DIRECTIVE:
Leave the pictures out, and retype all of the material exactly as written.

* start SOURCE DATA *

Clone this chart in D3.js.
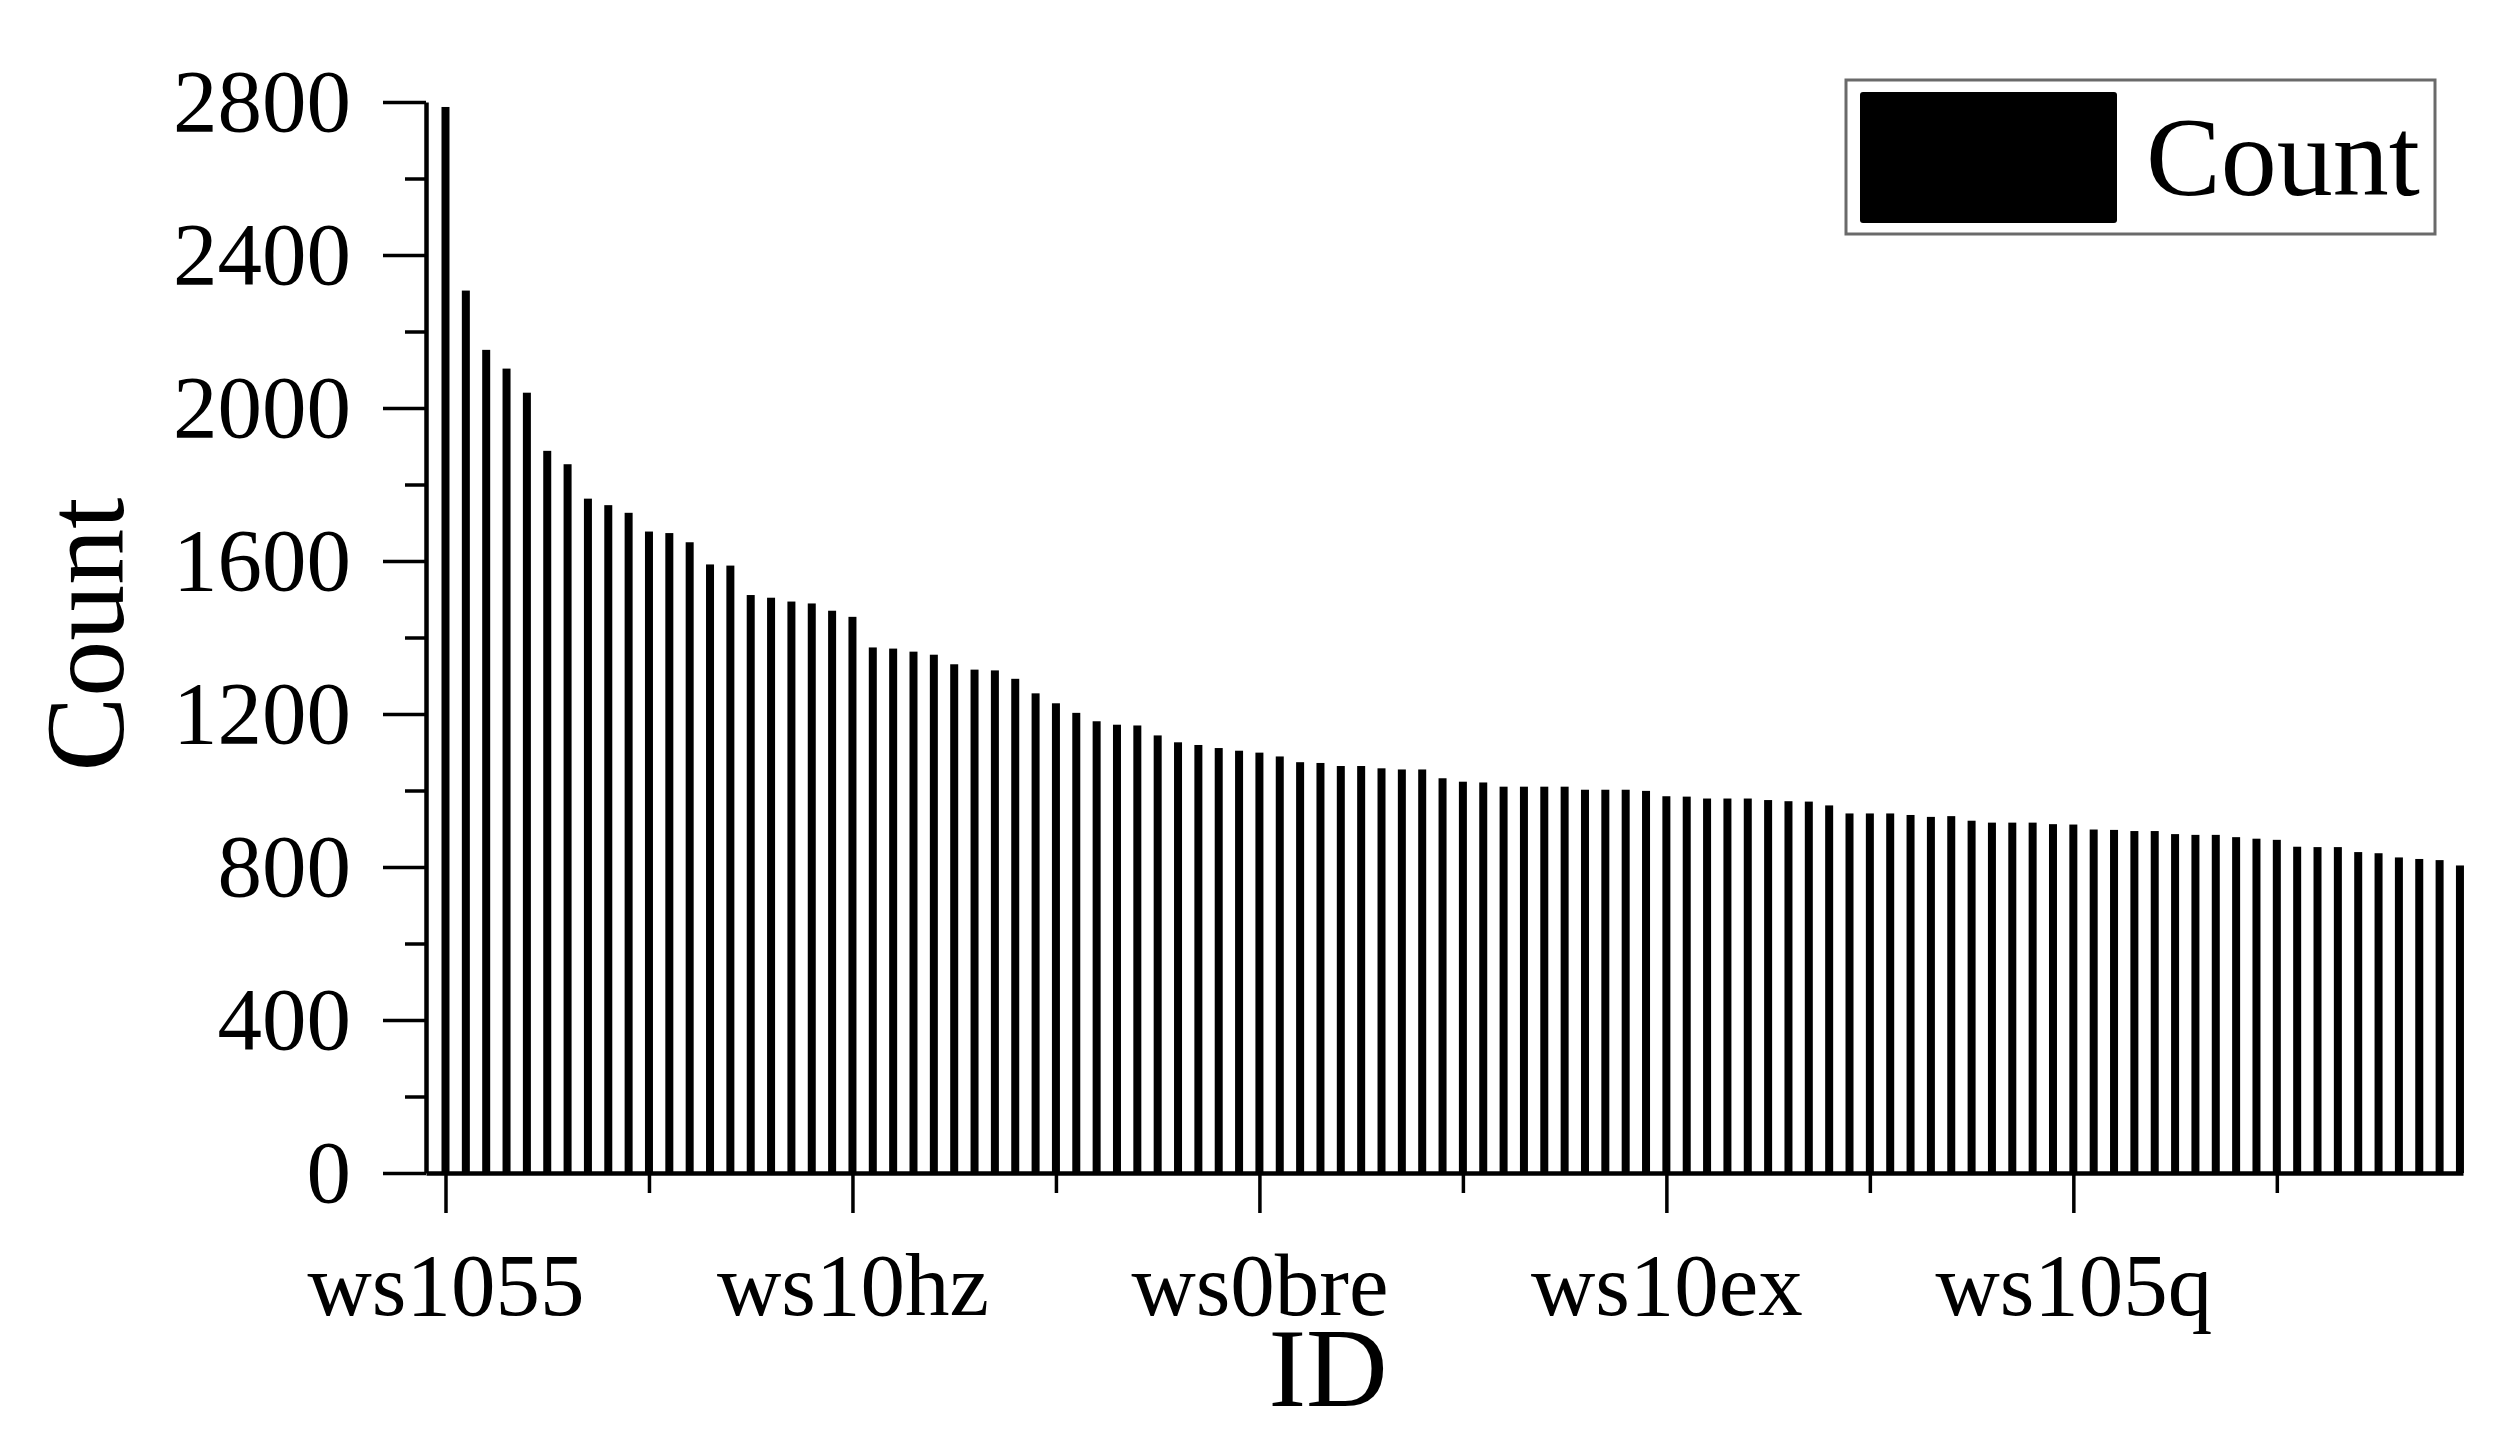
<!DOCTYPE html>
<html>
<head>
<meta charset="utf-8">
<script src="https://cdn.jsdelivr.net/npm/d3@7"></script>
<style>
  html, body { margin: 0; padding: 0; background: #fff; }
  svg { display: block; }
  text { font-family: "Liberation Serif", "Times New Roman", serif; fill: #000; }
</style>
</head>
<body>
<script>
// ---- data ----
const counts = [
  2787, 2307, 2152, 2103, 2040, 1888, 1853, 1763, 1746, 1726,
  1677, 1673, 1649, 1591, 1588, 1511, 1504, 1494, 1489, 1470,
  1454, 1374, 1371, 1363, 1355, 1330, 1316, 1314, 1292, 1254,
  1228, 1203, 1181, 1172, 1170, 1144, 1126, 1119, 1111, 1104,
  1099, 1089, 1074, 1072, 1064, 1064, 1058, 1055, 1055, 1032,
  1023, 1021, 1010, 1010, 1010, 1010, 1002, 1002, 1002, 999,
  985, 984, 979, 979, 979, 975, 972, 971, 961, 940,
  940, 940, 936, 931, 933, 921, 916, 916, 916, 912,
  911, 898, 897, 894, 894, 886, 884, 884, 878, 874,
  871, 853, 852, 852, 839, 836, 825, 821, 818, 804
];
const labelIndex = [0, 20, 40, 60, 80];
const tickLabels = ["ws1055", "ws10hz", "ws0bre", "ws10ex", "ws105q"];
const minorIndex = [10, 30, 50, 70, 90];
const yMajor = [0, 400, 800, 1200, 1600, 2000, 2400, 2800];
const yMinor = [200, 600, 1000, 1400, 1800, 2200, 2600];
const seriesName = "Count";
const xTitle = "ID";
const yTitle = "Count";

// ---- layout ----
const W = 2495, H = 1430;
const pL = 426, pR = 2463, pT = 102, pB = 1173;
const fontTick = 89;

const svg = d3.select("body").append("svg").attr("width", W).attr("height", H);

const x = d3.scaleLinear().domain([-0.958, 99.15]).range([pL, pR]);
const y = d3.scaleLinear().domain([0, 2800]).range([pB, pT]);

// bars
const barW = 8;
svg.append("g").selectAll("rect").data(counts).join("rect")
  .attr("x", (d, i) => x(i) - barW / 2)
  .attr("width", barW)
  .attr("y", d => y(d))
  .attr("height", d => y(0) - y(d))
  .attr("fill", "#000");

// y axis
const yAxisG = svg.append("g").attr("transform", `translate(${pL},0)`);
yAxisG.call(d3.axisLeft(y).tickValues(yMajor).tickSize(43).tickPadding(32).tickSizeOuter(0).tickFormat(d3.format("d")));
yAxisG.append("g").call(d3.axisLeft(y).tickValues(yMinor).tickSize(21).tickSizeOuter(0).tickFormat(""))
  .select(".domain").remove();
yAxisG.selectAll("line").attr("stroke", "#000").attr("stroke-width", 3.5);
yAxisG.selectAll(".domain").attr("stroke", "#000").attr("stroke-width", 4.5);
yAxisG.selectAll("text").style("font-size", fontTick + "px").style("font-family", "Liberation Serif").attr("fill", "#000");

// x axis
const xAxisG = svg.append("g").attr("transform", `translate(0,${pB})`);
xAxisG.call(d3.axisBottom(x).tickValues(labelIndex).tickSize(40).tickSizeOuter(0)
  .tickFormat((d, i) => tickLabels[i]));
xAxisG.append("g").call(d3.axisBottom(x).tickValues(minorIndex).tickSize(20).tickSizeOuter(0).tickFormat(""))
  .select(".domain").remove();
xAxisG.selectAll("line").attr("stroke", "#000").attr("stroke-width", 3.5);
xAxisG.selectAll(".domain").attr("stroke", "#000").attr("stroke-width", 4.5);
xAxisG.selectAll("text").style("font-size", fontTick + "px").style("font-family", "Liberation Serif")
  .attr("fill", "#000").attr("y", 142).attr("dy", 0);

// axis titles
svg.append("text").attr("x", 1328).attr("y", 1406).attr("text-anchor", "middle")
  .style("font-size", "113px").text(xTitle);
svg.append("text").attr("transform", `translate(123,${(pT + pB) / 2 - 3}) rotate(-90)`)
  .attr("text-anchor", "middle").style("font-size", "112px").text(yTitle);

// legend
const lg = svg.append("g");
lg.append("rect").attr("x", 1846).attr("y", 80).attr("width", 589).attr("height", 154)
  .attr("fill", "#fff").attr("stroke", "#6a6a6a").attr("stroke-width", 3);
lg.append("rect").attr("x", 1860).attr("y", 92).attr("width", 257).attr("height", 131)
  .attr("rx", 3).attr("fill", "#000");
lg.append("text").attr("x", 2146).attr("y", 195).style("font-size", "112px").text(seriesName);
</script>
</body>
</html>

* end SOURCE DATA *

REPLY TO THE EXERCISE:
Clone this chart in D3.js.
<!DOCTYPE html>
<html>
<head>
<meta charset="utf-8">
<script src="https://cdn.jsdelivr.net/npm/d3@7"></script>
<style>
  html, body { margin: 0; padding: 0; background: #fff; }
  svg { display: block; }
  text { font-family: "Liberation Serif", "Times New Roman", serif; fill: #000; }
</style>
</head>
<body>
<script>
// ---- data ----
const counts = [
  2787, 2307, 2152, 2103, 2040, 1888, 1853, 1763, 1746, 1726,
  1677, 1673, 1649, 1591, 1588, 1511, 1504, 1494, 1489, 1470,
  1454, 1374, 1371, 1363, 1355, 1330, 1316, 1314, 1292, 1254,
  1228, 1203, 1181, 1172, 1170, 1144, 1126, 1119, 1111, 1104,
  1099, 1089, 1074, 1072, 1064, 1064, 1058, 1055, 1055, 1032,
  1023, 1021, 1010, 1010, 1010, 1010, 1002, 1002, 1002, 999,
  985, 984, 979, 979, 979, 975, 972, 971, 961, 940,
  940, 940, 936, 931, 933, 921, 916, 916, 916, 912,
  911, 898, 897, 894, 894, 886, 884, 884, 878, 874,
  871, 853, 852, 852, 839, 836, 825, 821, 818, 804
];
const labelIndex = [0, 20, 40, 60, 80];
const tickLabels = ["ws1055", "ws10hz", "ws0bre", "ws10ex", "ws105q"];
const minorIndex = [10, 30, 50, 70, 90];
const yMajor = [0, 400, 800, 1200, 1600, 2000, 2400, 2800];
const yMinor = [200, 600, 1000, 1400, 1800, 2200, 2600];
const seriesName = "Count";
const xTitle = "ID";
const yTitle = "Count";

// ---- layout ----
const W = 2495, H = 1430;
const pL = 426, pR = 2463, pT = 102, pB = 1173;
const fontTick = 89;

const svg = d3.select("body").append("svg").attr("width", W).attr("height", H);

const x = d3.scaleLinear().domain([-0.958, 99.15]).range([pL, pR]);
const y = d3.scaleLinear().domain([0, 2800]).range([pB, pT]);

// bars
const barW = 8;
svg.append("g").selectAll("rect").data(counts).join("rect")
  .attr("x", (d, i) => x(i) - barW / 2)
  .attr("width", barW)
  .attr("y", d => y(d))
  .attr("height", d => y(0) - y(d))
  .attr("fill", "#000");

// y axis
const yAxisG = svg.append("g").attr("transform", `translate(${pL},0)`);
yAxisG.call(d3.axisLeft(y).tickValues(yMajor).tickSize(43).tickPadding(32).tickSizeOuter(0).tickFormat(d3.format("d")));
yAxisG.append("g").call(d3.axisLeft(y).tickValues(yMinor).tickSize(21).tickSizeOuter(0).tickFormat(""))
  .select(".domain").remove();
yAxisG.selectAll("line").attr("stroke", "#000").attr("stroke-width", 3.5);
yAxisG.selectAll(".domain").attr("stroke", "#000").attr("stroke-width", 4.5);
yAxisG.selectAll("text").style("font-size", fontTick + "px").style("font-family", "Liberation Serif").attr("fill", "#000");

// x axis
const xAxisG = svg.append("g").attr("transform", `translate(0,${pB})`);
xAxisG.call(d3.axisBottom(x).tickValues(labelIndex).tickSize(40).tickSizeOuter(0)
  .tickFormat((d, i) => tickLabels[i]));
xAxisG.append("g").call(d3.axisBottom(x).tickValues(minorIndex).tickSize(20).tickSizeOuter(0).tickFormat(""))
  .select(".domain").remove();
xAxisG.selectAll("line").attr("stroke", "#000").attr("stroke-width", 3.5);
xAxisG.selectAll(".domain").attr("stroke", "#000").attr("stroke-width", 4.5);
xAxisG.selectAll("text").style("font-size", fontTick + "px").style("font-family", "Liberation Serif")
  .attr("fill", "#000").attr("y", 142).attr("dy", 0);

// axis titles
svg.append("text").attr("x", 1328).attr("y", 1406).attr("text-anchor", "middle")
  .style("font-size", "113px").text(xTitle);
svg.append("text").attr("transform", `translate(123,${(pT + pB) / 2 - 3}) rotate(-90)`)
  .attr("text-anchor", "middle").style("font-size", "112px").text(yTitle);

// legend
const lg = svg.append("g");
lg.append("rect").attr("x", 1846).attr("y", 80).attr("width", 589).attr("height", 154)
  .attr("fill", "#fff").attr("stroke", "#6a6a6a").attr("stroke-width", 3);
lg.append("rect").attr("x", 1860).attr("y", 92).attr("width", 257).attr("height", 131)
  .attr("rx", 3).attr("fill", "#000");
lg.append("text").attr("x", 2146).attr("y", 195).style("font-size", "112px").text(seriesName);
</script>
</body>
</html>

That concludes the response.